Same as before, but now the database is more efficient thanks to the index.
- We should take into account that INSERT/UPDATE/DELETE in that table will be a bit slower because the database now will need to update the index as well, so we always need to make indexes that we ACTUALLY/WILL use for sure.

Can we go further?

Implementation #5

We still use the same table as before people_v2

We changed the query to the following:

 SELECT *,
       ( p.first_name || ' ' || p.last_name ) AS full_name
FROM people_v2 p
WHERE age >= 18
ORDER BY age DESC;

This is our brand-new JS code:

export default async function people_by_age_v5()
{
  // Load & return people list from database.
  return await SQL.exe.any( Files.select_pro , { table : Tables.v2 });
};

The benchmark now says it took 1723ms (68.5% of the previous time) to run.

The improvement was 31.5% faster.

Enhancements

Transform full_name field in the database.

Explanation

Obviously, the database will expend more time to bring the data if it needs to do the concatenation, but actually PostgreSQL was programmed in C, and in C there are no built-in garbage collectors, and naturally, object-copying is more expensive in JavaScript.
Even if V8 can do some “copy elision” (See the link for more information).
There are more things around the whole JavaScript implementation that the V8 engine needs to take care of than PostgreSQL.
→ An exception is present on the version v4.1, see service_v4.js for further information.

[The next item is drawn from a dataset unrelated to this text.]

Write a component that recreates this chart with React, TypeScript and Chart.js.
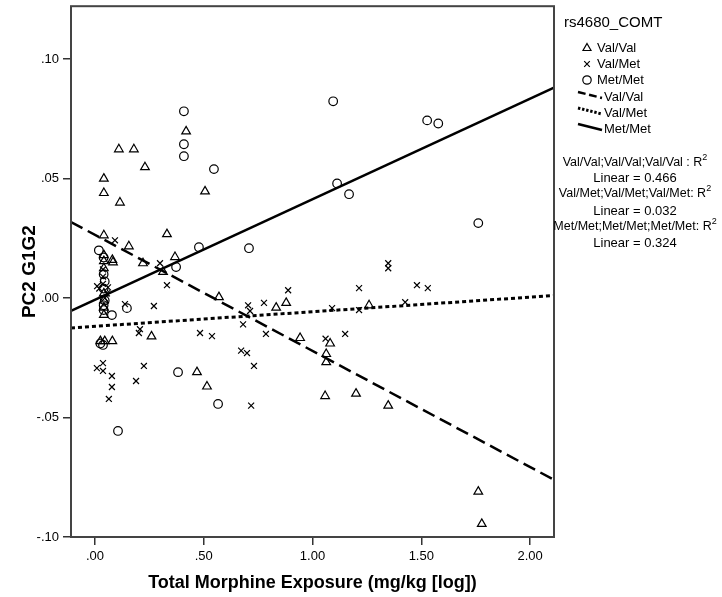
import React, { useEffect, useRef } from "react";
import { Chart, registerables } from "chart.js";

Chart.register(...registerables);

// ---------- data ----------
const xTicks = [0, 0.5, 1, 1.5, 2];
const yTicks = [-0.1, -0.05, 0, 0.05, 0.1];
const xRange = [-0.11, 2.11];
const yRange = [-0.1, 0.1222];

const groupLabels = ["Val/Val", "Val/Met", "Met/Met"];
const rSquared = ["0.466", "0.032", "0.324"];
// linear fit per group: intercept, slope
const fitIntercepts = [0.0265, -0.0118, -0.0007];
const fitSlopes = [-0.0486, 0.0061, 0.0421];

const valValX = [0.419, 0.041, 0.041, 0.110, 0.179, 0.230, 0.115, 0.506, 0.041, 0.331, 0.156, 0.368, 0.221, 0.313, 0.570, 0.041, 0.080, 0.083, 0.041, 0.041, 0.041, 0.041, 0.041, 0.041, 0.025, 0.045, 0.080, 0.260, 0.469, 0.515, 0.833, 0.879, 1.260, 0.943, 1.081, 1.063, 1.063, 1.058, 1.200, 1.348, 1.762, 1.778];
const valValY = [0.0698, 0.050, 0.044, 0.0623, 0.0623, 0.0548, 0.040, 0.0447, 0.0263, 0.0268, 0.0217, 0.0172, 0.0146, 0.011, 0.0004, 0.018, 0.016, 0.015, 0.0155, 0.0125, 0.002, -0.001, -0.004, -0.007, -0.018, -0.018, -0.018, -0.016, -0.031, -0.037, -0.004, -0.002, -0.003, -0.0167, -0.019, -0.0234, -0.0268, -0.041, -0.040, -0.045, -0.081, -0.0945];

const valMetX = [0.092, 0.299, 0.331, 0.138, 0.271, 0.704, 0.713, 0.681, 0.207, 0.202, 0.483, 0.538, 0.672, 0.699, 0.731, 0.037, 0.009, 0.037, 0.078, 0.225, 0.189, 0.078, 0.064, 0.718, 0.888, 0.777, 0.786, 1.090, 1.214, 1.214, 1.150, 1.348, 1.348, 1.480, 1.530, 1.426, 0.037, 0.037, 0.037, 0.020, 0.055, 0.045, 0.010, 0.060, 1.060];
const valMetY = [0.0242, 0.0146, 0.0054, -0.0025, -0.0033, -0.003, -0.0054, -0.011, -0.013, -0.0146, -0.0146, -0.0159, -0.022, -0.023, -0.0284, -0.0272, -0.0293, -0.0305, -0.0326, -0.0284, -0.0347, -0.0372, -0.0422, -0.045, 0.0033, -0.002, -0.015, -0.0042, 0.0042, -0.005, -0.015, 0.0146, 0.0125, 0.0054, 0.0042, -0.0017, 0.012, 0.009, 0.006, 0.004, 0.002, 0.0, 0.005, 0.0045, -0.017];

const metMetX = [0.409, 0.409, 0.409, 0.547, 1.095, 1.527, 1.578, 1.113, 1.168, 1.762, 0.708, 0.478, 0.373, 0.018, 0.147, 0.078, 0.037, 0.382, 0.566, 0.106, 0.040, 0.040, 0.045, 0.040, 0.040, 0.040, 0.025, 0.045];
const metMetY = [0.0782, 0.0644, 0.0594, 0.054, 0.0824, 0.0744, 0.0731, 0.048, 0.0435, 0.0314, 0.0209, 0.0213, 0.013, 0.020, -0.0042, -0.0071, -0.0196, -0.031, -0.0443, -0.0556, 0.017, 0.010, 0.007, 0.004, -0.003, -0.005, -0.019, -0.001];

// ---------- helpers ----------
const FONT = '"Liberation Sans", Arial, sans-serif';
const fmt = (v: number) => {
  const s = Math.abs(v).toFixed(2);
  const t = s.startsWith("0") ? s.slice(1) : s;
  return (v < 0 ? "-" : "") + t;
};
const pts = (xs: number[], ys: number[]) => xs.map((x, i) => ({ x, y: ys[i] }));
const fitLine = (i: number) =>
  xRange.map((x) => ({ x, y: fitIntercepts[i] + fitSlopes[i] * x }));

const lineDashes = [[13, 6], [4, 3], []];
const lineWidths = [2.5, 3, 2.5];

const framePlugin = {
  id: "frame",
  afterDraw(chart: any) {
    const { ctx, chartArea: a } = chart;
    ctx.save();
    ctx.strokeStyle = "#444";
    ctx.lineWidth = 2;
    ctx.strokeRect(a.left, a.top, a.right - a.left, a.bottom - a.top);
    ctx.restore();
  },
};

const legendPlugin = {
  id: "customLegend",
  afterDraw(chart: any) {
    const ctx = chart.ctx as CanvasRenderingContext2D;
    ctx.save();
    ctx.fillStyle = "#000";
    ctx.strokeStyle = "#000";
    ctx.textBaseline = "middle";
    ctx.textAlign = "left";
    ctx.font = `15px ${FONT}`;
    ctx.fillText("rs4680_COMT", 564, 23);

    // marker rows
    const mx = 587;
    const rows = [48, 64, 80];
    ctx.lineWidth = 1.2;
    // triangle
    ctx.beginPath();
    ctx.moveTo(mx, rows[0] - 4.5);
    ctx.lineTo(mx + 4, rows[0] + 2.5);
    ctx.lineTo(mx - 4, rows[0] + 2.5);
    ctx.closePath();
    ctx.stroke();
    // cross
    ctx.beginPath();
    ctx.moveTo(mx - 2.8, rows[1] - 2.8);
    ctx.lineTo(mx + 2.8, rows[1] + 2.8);
    ctx.moveTo(mx + 2.8, rows[1] - 2.8);
    ctx.lineTo(mx - 2.8, rows[1] + 2.8);
    ctx.stroke();
    // circle
    ctx.beginPath();
    ctx.arc(mx, rows[2], 4.2, 0, Math.PI * 2);
    ctx.stroke();

    ctx.font = `13px ${FONT}`;
    groupLabels.forEach((l, i) => ctx.fillText(l, 597, rows[i]));

    // line rows
    const lrows = [97, 113, 129];
    groupLabels.forEach((l, i) => {
      ctx.save();
      ctx.lineWidth = lineWidths[i];
      ctx.setLineDash(lineDashes[i].map((d) => d * 0.6));
      ctx.beginPath();
      ctx.moveTo(578, lrows[i] - 5);
      ctx.lineTo(602, lrows[i] + 1);
      ctx.stroke();
      ctx.restore();
      ctx.fillText(l, 604, lrows[i]);
    });

    // R^2 block
    const cx = 635;
    const rY = [163, 178, 194, 211, 227, 243];
    groupLabels.forEach((l, i) => {
      const head = `${l};${l};${l}${i === 0 ? " : R" : ": R"}`;
      ctx.font = `12.5px ${FONT}`;
      const w1 = ctx.measureText(head).width;
      ctx.font = `9px ${FONT}`;
      const w2 = ctx.measureText("2").width;
      const x0 = cx - (w1 + w2) / 2;
      ctx.font = `12.5px ${FONT}`;
      ctx.textAlign = "left";
      ctx.fillText(head, x0, rY[i * 2]);
      ctx.font = `9px ${FONT}`;
      ctx.fillText("2", x0 + w1, rY[i * 2] - 5);
      ctx.font = `13px ${FONT}`;
      ctx.textAlign = "center";
      ctx.fillText(`Linear = ${rSquared[i]}`, cx, rY[i * 2 + 1]);
      ctx.textAlign = "left";
    });
    ctx.restore();
  },
};

export default function App() {
  const ref = useRef<HTMLCanvasElement | null>(null);

  useEffect(() => {
    document.body.style.margin = "0";
    if (!ref.current) return;
    const markerBase = {
      type: "scatter" as const,
      borderColor: "#000",
      backgroundColor: "rgba(0,0,0,0)",
      pointBorderWidth: 1.2,
      showLine: false,
    };
    const chart = new Chart(ref.current, {
      type: "scatter",
      data: {
        datasets: [
          { ...markerBase, label: "Val/Val", data: pts(valValX, valValY), pointStyle: "triangle", pointRadius: 5 },
          { ...markerBase, label: "Val/Met", data: pts(valMetX, valMetY), pointStyle: "crossRot", pointRadius: 4.2 },
          { ...markerBase, label: "Met/Met", data: pts(metMetX, metMetY), pointStyle: "circle", pointRadius: 4.3 },
          ...groupLabels.map((l, i) => ({
            type: "line" as const,
            label: l + " fit",
            data: fitLine(i),
            borderColor: "#000",
            borderWidth: lineWidths[i],
            borderDash: lineDashes[i],
            pointRadius: 0,
            fill: false,
            tension: 0,
          })),
        ],
      } as any,
      options: {
        responsive: false,
        animation: false,
        devicePixelRatio: 1,
        layout: { padding: { top: 5, right: 168, left: 0, bottom: 0 } },
        plugins: { legend: { display: false }, tooltip: { enabled: false } },
        scales: {
          x: {
            type: "linear",
            min: xRange[0],
            max: xRange[1],
            afterBuildTicks: (s: any) => {
              s.ticks = xTicks.map((v) => ({ value: v }));
            },
            afterFit: (s: any) => {
              s.height = 60;
              s.paddingLeft = 0;
              s.paddingRight = 0;
            },
            border: { display: false },
            grid: { drawOnChartArea: false, drawTicks: true, tickLength: 8, color: "#333", lineWidth: 1.5 },
            ticks: {
              callback: (v: any) => fmt(Number(v)),
              color: "#000",
              font: { family: FONT, size: 13 },
              padding: 4,
              maxRotation: 0,
              autoSkip: false,
            },
            title: {
              display: true,
              text: "Total Morphine Exposure (mg/kg [log])",
              color: "#000",
              font: { family: FONT, size: 18, weight: "bold" },
              padding: { top: 3, bottom: 3 },
            },
          },
          y: {
            type: "linear",
            min: yRange[0],
            max: yRange[1],
            afterBuildTicks: (s: any) => {
              s.ticks = yTicks.map((v) => ({ value: v }));
            },
            afterFit: (s: any) => {
              s.width = 71;
              s.paddingTop = 0;
              s.paddingBottom = 0;
            },
            border: { display: false },
            grid: { drawOnChartArea: false, drawTicks: true, tickLength: 8, color: "#333", lineWidth: 1.5 },
            ticks: {
              callback: (v: any) => fmt(Number(v)),
              color: "#000",
              font: { family: FONT, size: 13 },
              padding: 4,
              autoSkip: false,
            },
            title: {
              display: true,
              text: "PC2 G1G2",
              color: "#000",
              font: { family: FONT, size: 19, weight: "bold" },
              padding: { top: 18, bottom: 18 },
            },
          },
        },
      } as any,
      plugins: [framePlugin, legendPlugin],
    });
    return () => chart.destroy();
  }, []);

  return (
    <div style={{ position: "absolute", left: 0, top: 0, width: 722, height: 597, background: "#fff" }}>
      <canvas ref={ref} width={722} height={597} />
    </div>
  );
}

There are better solutions?

Implementation #6

Now, the table use is people_v2, defined as:

CREATE TABLE people_v3
(
  id         BIGINT GENERATED BY DEFAULT AS IDENTITY PRIMARY KEY ,
  first_name TEXT     NOT NULL ,
  last_name  TEXT     NOT NULL ,
  age        SMALLINT NOT NULL ,
  full_name  TEXT GENERATED ALWAYS AS ( first_name || ' ' || last_name ) STORED
);

CREATE INDEX ON people_v3( age );

The query used in this service is this:

SELECT p.id,
       p.first_name,
       p.last_name,
       p.age,
       p.full_name
FROM people_v3 p
WHERE age >= 18
ORDER BY age DESC;

The JS implementation is the same, but instead we just target the new table (people_v3).

The benchmark now says it took 1715ms (99.5% of the previous time) to run.

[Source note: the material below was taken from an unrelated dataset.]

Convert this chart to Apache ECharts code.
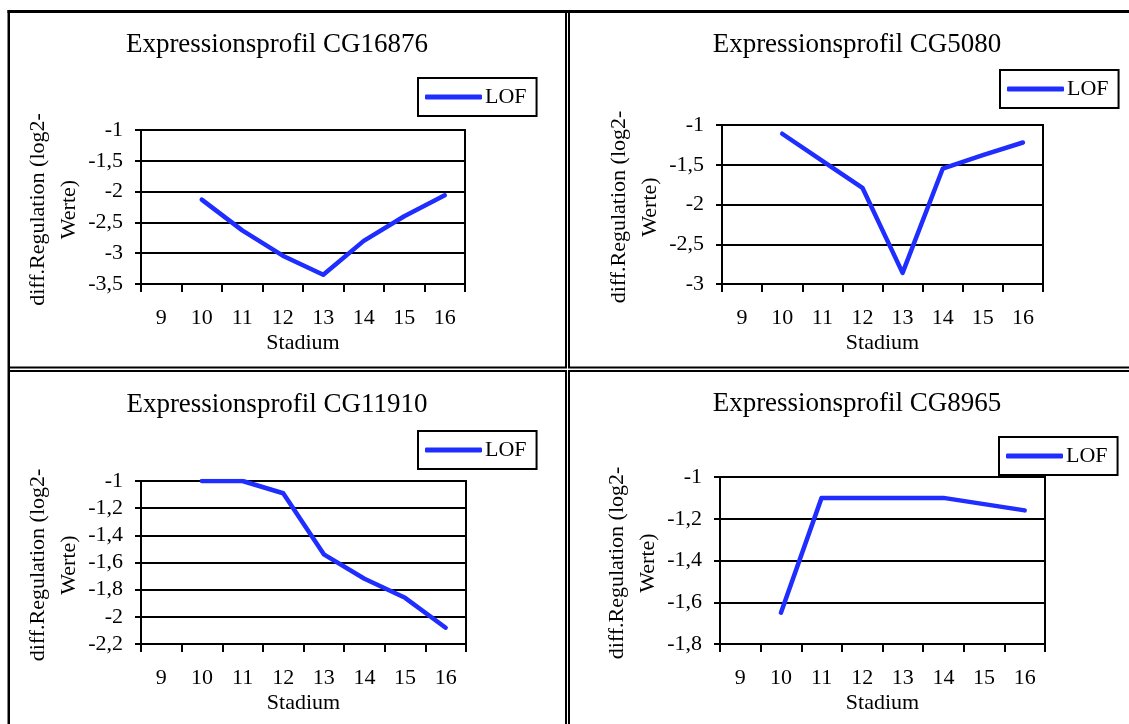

The improvement was 0.5% faster. (at least in NodeJS)

Enhancements

Now we use a STORED GENERATED COLUMN in PostgreSQL.

Explanation

If full_name is a common pattern, it could be worth it to spend the extra space and store computation.

Old plan New plan

Actually, we saved ~100ms PostgreSQL using an STORED COLUMN instead of just computing it each time. In percentage terms in PostgreSQL, that would be:

Computing columns: 440ms (100%)
Stored columns: 326ms (74%)
Saved time: 114ms (26%)

Nowadays, it is a common practice to trade storage space per speed.
STORED COLUMNS are a way of Memoization.

Bonus - Implementation #4.1

Let’s go back to our implementation 4 and do this modification (in JavaScript).

export default async function people_by_age_v4_1()
{
  // Load people list from database.
  let people = await SQL.exe.any( Files.select_amateur , { table : Tables.v2 });

  // Transform the list.
  for( const p of people )
    p.full_name = `${p.first_name} ${p.last_name}`;

  // Return the data.
  return people;
};

The JS implementation is the same, but instead we just target the new table (people_v3).

The benchmark now says it took 1578ms (it is our best runtime).

Enhancements

Get rid of .map( { ...p , <concatenation> } )

Explanation

By ECMA standard that JS need to comply, .map() must return a new array without modifying the old one. V8 JIT compiler may not see that the old array won’t be used, so instead of not copying the object and just add a property .full_name with the desired string, it’s actually creating a new object:
(copying the previous object properties) + doing the concatenation.

But it is really interesting that V8 spends more time parsing the computed properties from the PostgreSQL driver than computing the data itself. But these are implementation details, so YMMV (Your mile may vary).

So in this enhanced version, we reuse the same object, and we do a manual ‘copy-elision’.

So, Enmanuel what implementation you’d use?

We’ll actually it will depend on the requirements, based on the sole requirement I’ve got, I’ll stick with the implementation #6. Reasons:

It’s modern.
It uses memoization and caching is good because usually, we have more space than CPU/GPU time (this may not be true for embedded devices),
It’s pretty fast.
It’s cleaner, both in NodeJS and PostgreSQL.
It’s more consistent to have that data transformation on the database than in NodeJS.
Finally, it’s easier to consume from other services and to export the data to other sites (i.e. data warehouses).

But you’ll always depend on your given requirement and the evolution of the business, but knowing will give you more options, if you know about internals, implementation details, how things works, you could find a flexible & performant solution for your software.

Doing a prior and in-depth investigation of your set of technologies and how you’ll approach current and future requirements will help you to design better a codebase, in fact, you’ll be optimizing earlier, optimizing from the very beginning. That will save you a lot of time, headaches, refactorizations, and money, you’ll optimize more than just…code.
— Enmanuel Reynoso.